Con la miseranda scusa di favorire gli italici scrittori a scapito degli autori di opere minori dialettali, i critici di partito condannarono l’artista stabiese ad una sorta di damnatio memoriae, relegandolo nel limbo riservato ai “talenti locali”. Il termine sarcasmo ha dentro la radicesarx (dal greco “carne”) e veniva usato per indicare la punizione inflitta dal dio Apollo al sileno Marsia reo di averlo sfidato in una gara di canto. La scarnificazione come pena per la sua superbia (hýbris), lo scorticamento contro chi aveva osato sfidare gli dei. Mussolini non era certo Apollo, anzi, ma all’opera omnia vivianesca venne riservata la stessa terribile punizione.

Il pubblico borghese dei ruggenti anni Venti non apprezza la sua arte ed inizia ad accusare Raffaele di portare in giro le “vergogne d’Italia”, incapace di accogliere il messaggio di denuncia del drammaturgo che racconta di una Nazione che viaggia a due velocità. La stessa Napoli diventa metafora della frattura, della insanabile spaccatura che insiste nel suo stesso tessuto connettivo. Opera simbolo del periodo è “Toledo di notte”, un viaggio nell’universo notturno costellato di personaggi che sembrano appartenere alla “corte dei miracoli”, ma che in realtà rappresentano la grande maggioranza degli abitanti della città.
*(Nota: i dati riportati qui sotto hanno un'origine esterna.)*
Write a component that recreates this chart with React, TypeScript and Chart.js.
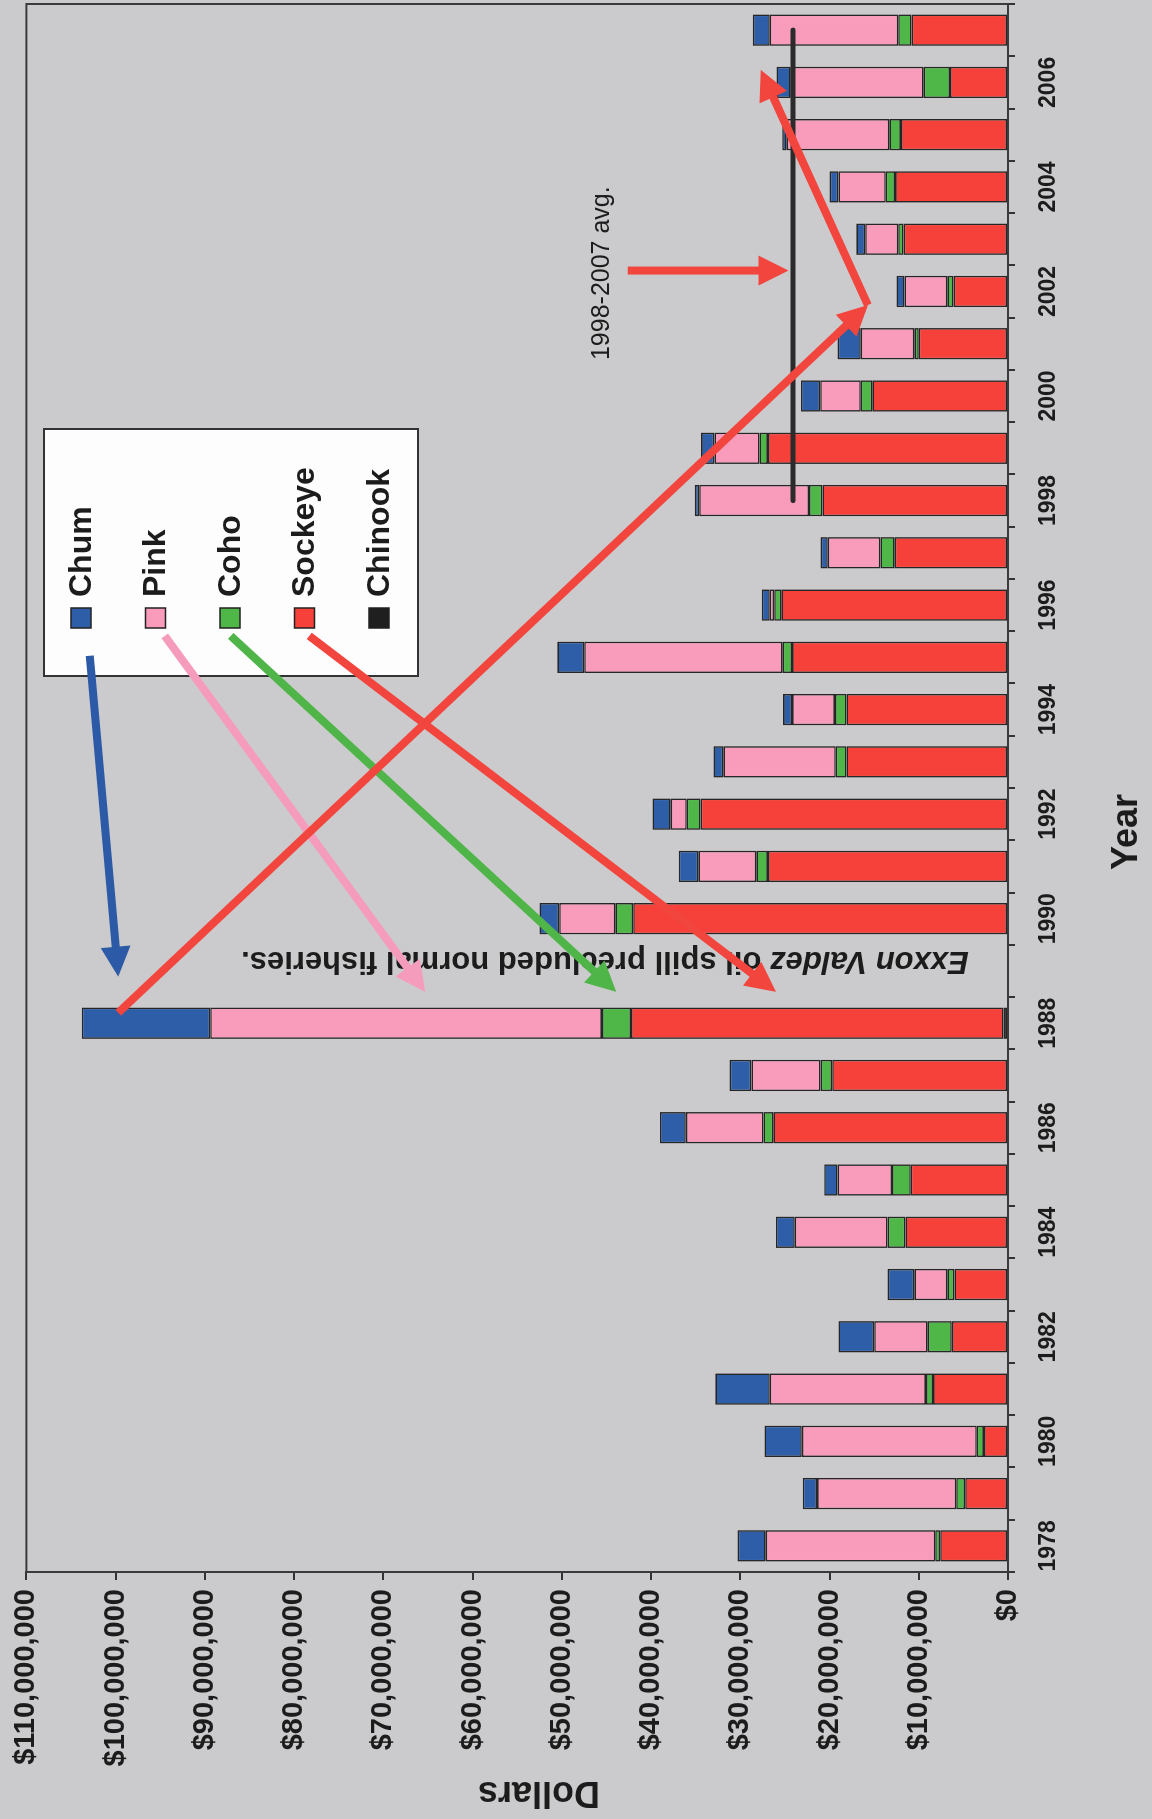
import React, { useEffect, useRef } from "react";
import { Chart, registerables } from "chart.js";

Chart.register(...registerables);

// ---------- data (values in millions of dollars) ----------
const YEARS = [
  "1978", "1979", "1980", "1981", "1982", "1983", "1984", "1985", "1986", "1987",
  "1988", "1989", "1990", "1991", "1992", "1993", "1994", "1995", "1996", "1997",
  "1998", "1999", "2000", "2001", "2002", "2003", "2004", "2005", "2006", "2007",
];

const CHINOOK = [
  0, 0, 0, 0, 0, 0, 0, 0, 0, 0,
  0.5, 0, 0, 0, 0, 0, 0, 0, 0, 0,
  0, 0, 0, 0, 0, 0, 0, 0, 0, 0,
];
const SOCKEYE = [
  7.6, 4.8, 2.7, 8.4, 6.3, 6.0, 11.5, 10.9, 26.3, 19.7,
  41.75, 0, 42.0, 26.9, 34.45, 18.1, 18.1, 24.2, 25.4, 12.7,
  20.8, 26.9, 15.2, 10.0, 6.1, 11.7, 12.65, 12.0, 6.5, 10.8,
];
const COHO = [
  0.55, 1.0, 0.8, 0.8, 2.7, 0.8, 2.0, 2.1, 1.1, 1.3,
  3.25, 0, 2.0, 1.3, 1.55, 1.2, 1.3, 1.05, 0.8, 1.6,
  1.5, 0.95, 1.3, 0.5, 0.7, 0.6, 1.05, 1.3, 2.95, 1.5,
];
const PINK = [
  19.0, 15.6, 19.6, 17.5, 6.0, 3.7, 10.4, 6.1, 8.7, 7.75,
  43.9, 0, 6.3, 6.5, 1.8, 12.6, 4.8, 22.25, 0.5, 5.9,
  12.3, 5.05, 4.55, 6.0, 4.8, 3.7, 5.3, 11.5, 14.9, 14.4,
];
const CHUM = [
  3.15, 1.6, 4.2, 6.1, 4.0, 3.0, 2.1, 1.5, 2.9, 2.45,
  14.4, 0, 2.2, 2.2, 2.05, 1.1, 1.0, 3.0, 0.9, 0.8,
  0.5, 1.5, 2.15, 2.6, 0.9, 1.0, 1.0, 0.5, 1.6, 1.9,
];
const AVG_LINE = [
  null, null, null, null, null, null, null, null, null, null,
  null, null, null, null, null, null, null, null, null, null,
  24.1, 24.1, 24.1, 24.1, 24.1, 24.1, 24.1, 24.1, 24.1, 24.1,
];

const Y_MAX = 110;
const Y_STEP = 10;

// annotation arrows: [year, value(M)] -> [year, value(M)]
const ARROWS = [
  { from: [1995.03, 102.9], to: [1988.89, 99.7], color: "#2d5aa6" },
  { from: [1995.41, 94.5], to: [1988.6, 65.3], color: "#f59bbb" },
  { from: [1995.41, 87.1], to: [1988.6, 43.9], color: "#50b548" },
  { from: [1995.41, 78.3], to: [1988.6, 26.0], color: "#f2453d" },
  { from: [1988.2, 99.7], to: [2001.74, 15.7], color: "#f2453d" },
  { from: [2001.74, 15.7], to: [2006.24, 27.7], color: "#f2453d" },
  { from: [2002.4, 42.6], to: [2002.4, 24.6], color: "#f2453d" },
];

const SPILL_NOTE_ITALIC = "Exxon Valdez";
const SPILL_NOTE_REST = " oil spill precluded normal fisheries.";
const SPILL_NOTE_AT = [1989.2, 4.4];
const AVG_NOTE = "1998-2007 avg.";
const AVG_NOTE_AT = [2002.35, 45.5];
const X_TITLE = "Year";
const Y_TITLE = "Dollars";

const FONT = '"Liberation Sans", Arial, Helvetica, sans-serif';
const BG = "#cbcbcd";
const INK = "#1c1c1c";

const COLORS: Record<string, string> = {
  Chinook: "#1f1f1f",
  Sockeye: "#f5413a",
  Coho: "#4fb748",
  Pink: "#f99bbb",
  Chum: "#2e5ea8",
};

const overlay = {
  id: "overlay",
  beforeDatasetsDraw(chart: any) {
    const { ctx, chartArea: a } = chart;
    ctx.save();
    ctx.strokeStyle = "#3a3a3a";
    ctx.lineWidth = 2;
    ctx.strokeRect(a.left, a.top, a.right - a.left, a.bottom - a.top);
    ctx.restore();
  },
  afterDraw(chart: any) {
    const { ctx } = chart;
    const xs = chart.scales.x;
    const ys = chart.scales.y;
    const px = (yr: number) => xs.getPixelForValue(yr - Number(YEARS[0]));
    const py = (v: number) => ys.getPixelForValue(v);

    // axis titles
    ctx.save();
    ctx.fillStyle = INK;
    ctx.font = `bold 36px ${FONT}`;
    ctx.textAlign = "center";
    ctx.textBaseline = "middle";
    ctx.fillText(X_TITLE, 987, 1127);
    ctx.translate(27, 539);
    ctx.rotate(-Math.PI / 2);
    ctx.fillText(Y_TITLE, 0, 0);
    ctx.restore();

    // legend box
    const L = { left: 1143, top: 44, w: 247, h: 374 };
    ctx.save();
    ctx.fillStyle = "#fdfdfd";
    ctx.strokeStyle = "#333";
    ctx.lineWidth = 2;
    ctx.fillRect(L.left, L.top, L.w, L.h);
    ctx.strokeRect(L.left, L.top, L.w, L.h);
    const bars = chart.data.datasets.filter((d: any) => d.type === "bar").slice().reverse();
    bars.forEach((d: any, i: number) => {
      const cy = L.top + 37 + i * 74.5;
      ctx.fillStyle = d.backgroundColor;
      ctx.fillRect(L.left + 48, cy - 10, 20, 20);
      ctx.strokeStyle = "#222";
      ctx.lineWidth = 1.5;
      ctx.strokeRect(L.left + 48, cy - 10, 20, 20);
      ctx.fillStyle = INK;
      ctx.font = `bold 32px ${FONT}`;
      ctx.textAlign = "left";
      ctx.textBaseline = "middle";
      ctx.fillText(d.label, L.left + 79, cy + 1);
    });
    ctx.restore();

    // spill note (vertical)
    ctx.save();
    ctx.translate(px(SPILL_NOTE_AT[0]), py(SPILL_NOTE_AT[1]));
    ctx.rotate(-Math.PI / 2);
    ctx.fillStyle = INK;
    ctx.textAlign = "left";
    ctx.textBaseline = "middle";
    ctx.font = `italic bold 31px ${FONT}`;
    ctx.fillText(SPILL_NOTE_ITALIC, 0, 0);
    const w = ctx.measureText(SPILL_NOTE_ITALIC).width;
    ctx.font = `bold 31px ${FONT}`;
    ctx.fillText(SPILL_NOTE_REST, w, 0);
    ctx.restore();

    // avg note
    ctx.save();
    ctx.fillStyle = INK;
    ctx.font = `25px ${FONT}`;
    ctx.textAlign = "center";
    ctx.textBaseline = "middle";
    ctx.fillText(AVG_NOTE, px(AVG_NOTE_AT[0]), py(AVG_NOTE_AT[1]));
    ctx.restore();

    // arrows
    ARROWS.forEach((a) => {
      const x1 = px(a.from[0]);
      const y1 = py(a.from[1]);
      const x2 = px(a.to[0]);
      const y2 = py(a.to[1]);
      const ang = Math.atan2(y2 - y1, x2 - x1);
      const head = 30;
      const half = 15;
      const bx = x2 - head * Math.cos(ang);
      const by = y2 - head * Math.sin(ang);
      ctx.save();
      ctx.strokeStyle = a.color;
      ctx.fillStyle = a.color;
      ctx.lineWidth = 8;
      ctx.lineCap = "butt";
      ctx.beginPath();
      ctx.moveTo(x1, y1);
      ctx.lineTo(bx + 3 * Math.cos(ang), by + 3 * Math.sin(ang));
      ctx.stroke();
      ctx.beginPath();
      ctx.moveTo(x2, y2);
      ctx.lineTo(bx + half * Math.sin(ang), by - half * Math.cos(ang));
      ctx.lineTo(bx - half * Math.sin(ang), by + half * Math.cos(ang));
      ctx.closePath();
      ctx.fill();
      ctx.restore();
    });
  },
};

function barSet(label: string, data: number[]) {
  return {
    type: "bar" as const,
    label,
    data,
    backgroundColor: COLORS[label],
    borderColor: "#262626",
    borderWidth: (c: any) => (c.raw ? 1.6 : 0),
    borderSkipped: false,
    barPercentage: 0.6,
    categoryPercentage: 1,
    stack: "fish",
    order: 1,
  };
}

export default function App() {
  const ref = useRef<HTMLCanvasElement>(null);

  useEffect(() => {
    const canvas = ref.current;
    if (!canvas) return;
    const chart = new Chart(canvas, {
      type: "bar",
      data: {
        labels: YEARS,
        datasets: [
          barSet("Chinook", CHINOOK),
          barSet("Sockeye", SOCKEYE),
          barSet("Coho", COHO),
          barSet("Pink", PINK),
          barSet("Chum", CHUM),
          {
            type: "line" as const,
            label: AVG_NOTE,
            data: AVG_LINE,
            borderColor: "#2b2b2b",
            borderWidth: 5,
            borderCapStyle: "round",
            pointRadius: 0,
            stack: "avg",
            order: 0,
          } as any,
        ],
      },
      options: {
        responsive: false,
        animation: false,
        devicePixelRatio: 1,
        layout: { padding: { top: 23, right: 4, left: 0, bottom: 0 } },
        plugins: {
          legend: { display: false },
          tooltip: { enabled: false },
        },
        scales: {
          x: {
            stacked: true,
            grid: {
              drawOnChartArea: false,
              drawTicks: true,
              tickLength: 7,
              color: "#333",
              lineWidth: 2,
              offset: true,
            },
            border: { display: true, color: "#333", width: 2 },
            ticks: {
              autoSkip: false,
              maxRotation: 0,
              minRotation: 0,
              padding: 20,
              color: INK,
              font: { family: FONT, size: 23, weight: "bold" },
              callback: (_v: any, i: number) => (i % 2 === 0 ? YEARS[i] : ""),
            },
            title: { display: false },
            afterFit: (s: any) => {
              s.height = 144;
            },
          },
          y: {
            stacked: true,
            min: 0,
            max: Y_MAX,
            grid: {
              drawOnChartArea: false,
              drawTicks: true,
              tickLength: 8,
              color: "#333",
              lineWidth: 2,
            },
            border: { display: true, color: "#333", width: 2 },
            ticks: {
              stepSize: Y_STEP,
              padding: 9,
              color: INK,
              font: { family: FONT, size: 29, weight: "bold" },
              callback: (v: any) => "$" + (Number(v) * 1e6).toLocaleString("en-US"),
            },
            title: { display: false },
            afterFit: (s: any) => {
              s.width = 247;
            },
          },
        },
      } as any,
      plugins: [overlay],
    });
    return () => chart.destroy();
  }, []);

  return (
    <div
      style={{
        position: "absolute",
        left: 0,
        top: 0,
        width: 1152,
        height: 1819,
        overflow: "hidden",
        background: BG,
      }}
    >
      <div
        style={{
          position: "absolute",
          left: 0,
          top: 0,
          width: 1819,
          height: 1152,
          transformOrigin: "0 0",
          transform: "translateY(1819px) rotate(-90deg)",
        }}
      >
        <canvas
          ref={ref}
          width={1819}
          height={1152}
          style={{ display: "block", width: 1819, height: 1152 }}
        />
      </div>
    </div>
  );
}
Viviani “di quel popolo vive istintivamente rabbie e desideri, odi e miserie, lotte e speranza. Istintivamente: cioè con colpevole innocenza” (Pietro Gargano). L’allestimento scenico prevede sette scene, sette tappe in luoghi fisici, mentre la notte scorre cercando di ricacciare indietro la miseria umana dal solare salotto cittadino della via simbolo, Toledo appunto. La strada spartiacque tra due quartieri allora ultrapopolari: il rione della Carità (per gran parte abbattuto dai picconi fascisti) ed i Quartieri spagnoli.

Largo san Carlo, Raffaele D’Ambra – cromolitografia della serie “Napoli sparita”

Scritto nel 1918, all’indomani della sconfitta di Caporetto, quando il governo nazionale decise di tassare pesantemente gli spettacoli “leggeri” per disincentivare gli autori dalla produzione di opere che non fossero quantomeno “edificanti e utili al morale della Patria per lo sforzo bellico”, in un ritmo quasi cinematografico, nasce una pièce molto più vicina all’espressionismo tedesco de’ “L’opera da tre soldi” di Bertolt Brecht e Kurt Weill che alle pochade scarpettiane.

Caffettiere ambulante

Il caffettiere ambulante Leopoldo Colletta, novello Virgilio, scende con noi en enfer per mostrarci la sua realtà: prostitute e lenoni, guardie e ladri, cocchieri e viveurs, faticatori di mestieri oramai spariti, “cavalieri della luna infastiditi dalla luce che cercano un angolo scuro”, come scrisse Georges Villard per la sua “Valse Brune”, valzer che ispirò lo stesso Viviani per l’aria di Bambenella ‘e copp’ ‘e quartieri presente in questa opera teatrale (peraltro già discussa in un precedente articolo di Elio Mottola). Anche i luoghi assumono un valore nodale, Viviani percepisce gli umori della città, è infatti il primo intellettuale a capire che ogni rione, ogni via ha la sua declinazione, il suo dialetto, le sue peculiarità anche comportamentali. Lontano dalla retorica immagine patinata Napoli risulta essere la somma non l’amalgama delle sue parti. Microcosmo, cellula, tessuto mai veramente omogeneo, assolutamente mai un singolo corpo.